News

Professor of History of Art Cynthia Packert is working on her next book related to South Asian art and history.

MIDDLEBURY, Vt. – Cynthia Packert, the Christian A. Johnson Professor of History of Art, has been awarded a Guggenheim fellowship in South Asian Studies from the John Simon Guggenheim Memorial Foundation. Packert is one of 175 newly announced fellows who were appointed based on prior achievement and exceptional promise. She also recently received a four-month Fulbright-Nehru Senior Scholar Award to India from the William Fulbright Foreign Scholarship Board.

“I am humbled and honored to have received these awards,” said Packert. “I am incredibly excited by this project. I have been preparing the groundwork for five years and have never felt readier to focus on writing a book that I believe will set new paradigms for interdisciplinary art-historical research in South Asian studies. The support of the Guggenheim and Fulbright Fellowships will make all the difference in allowing me the creative freedom to finish this project.”

A scholar in South Asian art and architecture, Packert will spend her 2016-2017 sabbatical year researching the work of a Swaminarayan Hindu sect that is based in Gujarat, India, and that has established a recognizable sectarian identity through its distinctive visual culture of elaborate temple arts and architecture. The sect, which goes by the acronym BAPS (Bochasanwasi Shri Akshar Purushottam Swaminarayan Sanstha), has created visually spectacular sacred sites in London, Toronto, Chicago, Houston, Atlanta, and Los Angeles over the past two decades. A seventh temple, unveiled in Robbinsville, New Jersey, in 2014, will offer Packert a focal point to follow the construction of one of these magnificent structures, as she examines the sect’s historical development in India and the diaspora.

“One of the many questions I hope to address through my research is how a relatively minor Hindu devotional sect, originally associated with a regional religious movement and a singular leader, grew beyond its Gujarati origins to assume the project of literally reshaping the form, meaning, and experience of the Hindu temple in the diaspora,” Packert said.

In the fall of 2016 as part of her Fulbright fellowship, Packert will travel to India, where she will be based in Ahmedabad, Gujarat. She plans to visit 19th century temples in Gujarat that were established by Swaminarayan, the sect’s original founder. She will also do research on BAPS’s 20th-century spiritual-educational “Akshardham” monumental complexes in Gandhinagar (Gujarat) and New Delhi. A new Akshardham complex is soon slated for construction in Robbinsville, New Jersey, so Packert will also visit artisans’ workshops in Pindwara, Rajasthan, to document the production of the sculpted components for this future Robbinsville monument.

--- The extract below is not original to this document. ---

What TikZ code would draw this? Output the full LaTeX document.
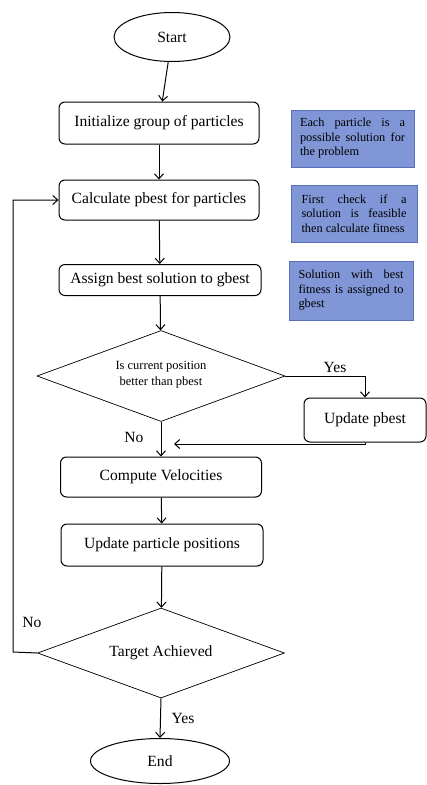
\documentclass[tikz,border=0pt]{standalone}
\usepackage{fontspec}
\setmainfont{Liberation Serif}
\usetikzlibrary{shapes.geometric,arrows.meta}
\definecolor{noteblue}{RGB}{128,150,214}
\definecolor{noteedge}{RGB}{88,112,188}
\newcommand\nohyphens{\hyphenpenalty=10000\relax\exhyphenpenalty=10000\relax}
\begin{document}
\begin{tikzpicture}[x=1pt,y=-1pt,
  box/.style={draw,rounded corners=6pt,line width=1pt,inner sep=0pt,font=\fontsize{15.6}{17}\selectfont},
  term/.style={draw,ellipse,line width=1pt,inner sep=0pt,font=\fontsize{15.6}{17}\selectfont},
  dec/.style={draw,diamond,inner sep=0pt,line width=0.7pt,aspect=2.7},
  note/.style={draw=noteedge,fill=noteblue,line width=0.9pt,inner xsep=0pt,inner ysep=0pt,align=justify,text width=105pt,font=\fontsize{12.3}{14.5}\selectfont\nohyphens},
  arr/.style={-{Straight Barb[length=5pt,width=9pt]},line width=1pt},
  lbl/.style={font=\fontsize{15.6}{17}\selectfont,inner sep=0pt}
]
\useasboundingbox (0,0) rectangle (427,785);

\node[term,minimum width=116pt,minimum height=49pt] (start) at (172,37) {Start};
\node[box,minimum width=200pt,minimum height=42pt] (init) at (159,123) {Initialize group of particles};
\node[box,minimum width=200pt,minimum height=40pt] (calc) at (159,200) {Calculate pbest for particles};
\node[box,minimum width=202pt,minimum height=31pt] (assign) at (160,280) {Assign best solution to gbest};
\node[dec,minimum width=248pt,minimum height=91pt] (d1) at (161,376) {};
\node[font=\fontsize{12.5}{16}\selectfont,align=center,inner sep=0pt] (d1t) at (161,375) {Is current position\\better than pbest};
\node[box,minimum width=122pt,minimum height=44pt] (upd) at (365,420) {Update pbest};
\node[box,minimum width=201pt,minimum height=40pt] (comp) at (161,477) {Compute Velocities};
\node[box,minimum width=202pt,minimum height=42pt] (updpos) at (162,545) {Update particle positions};
\node[dec,minimum width=247pt,minimum height=90pt,font=\fontsize{15.6}{17}\selectfont] (d2) at (161,653) {Target Achieved};
\node[term,minimum width=139pt,minimum height=45pt] (end) at (160,761) {End};

\node[note,minimum width=123pt,minimum height=57pt] (n1) at (352.5,138.5) {Each particle is a possible solution for the problem};
\node[note,minimum width=126pt,minimum height=57pt] (n2) at (354,213.5) {First check if a solution is feasible then calculate fitness};
\node[note,minimum width=124pt,minimum height=59pt] (n3) at (351,290.5) {Solution with best fitness is assigned to gbest};

\coordinate (jn) at (174,444);
\coordinate (lp) at (13,652);

\draw[arr] (start) -- (init);
\draw[arr] (init) -- (calc);
\draw[arr] (calc) -- (assign);
\draw[arr] (assign) -- (d1);
\draw[arr] (d1.east) -| (upd.north);
\draw[arr] (upd.south) |- (jn);
\draw[arr] (d1.south) -- (comp.north);
\draw[arr] (comp) -- (updpos);
\draw[arr] (updpos) -- (d2);
\draw[arr] (d2.west) -- (lp) |- (calc.west);
\draw[arr] (d2.south) -- (end.north);

\node[lbl] (yes1) at (335,367) {Yes};
\node[lbl] (no1) at (134,437) {No};
\node[lbl] (no2) at (32,622) {No};
\node[lbl] (yes2) at (183,718) {Yes};
\end{tikzpicture}
\end{document}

“These awards are a testament to Cynthia’s exceptional accomplishments as a scholar of Hindu visual culture,” said Andrea Lloyd, vice president for academic affairs and dean of the faculty. “I was delighted to hear the news, and thrilled for Cynthia!”

Since its establishment in 1925, the Guggenheim Foundation has granted more than $334 million in fellowships to more than 18,000 individuals. In 2016, the 92nd year of the program, there were nearly 3,000 applications for the 175 fellowships awarded. The Fulbright Program aims to increase mutual understanding between the people of the United States and the people of other countries, and it is the flagship international educational exchange program sponsored by the U.S. government. Since its beginnings in 1946, more than 360,000 Fulbrighters have participated in the Program.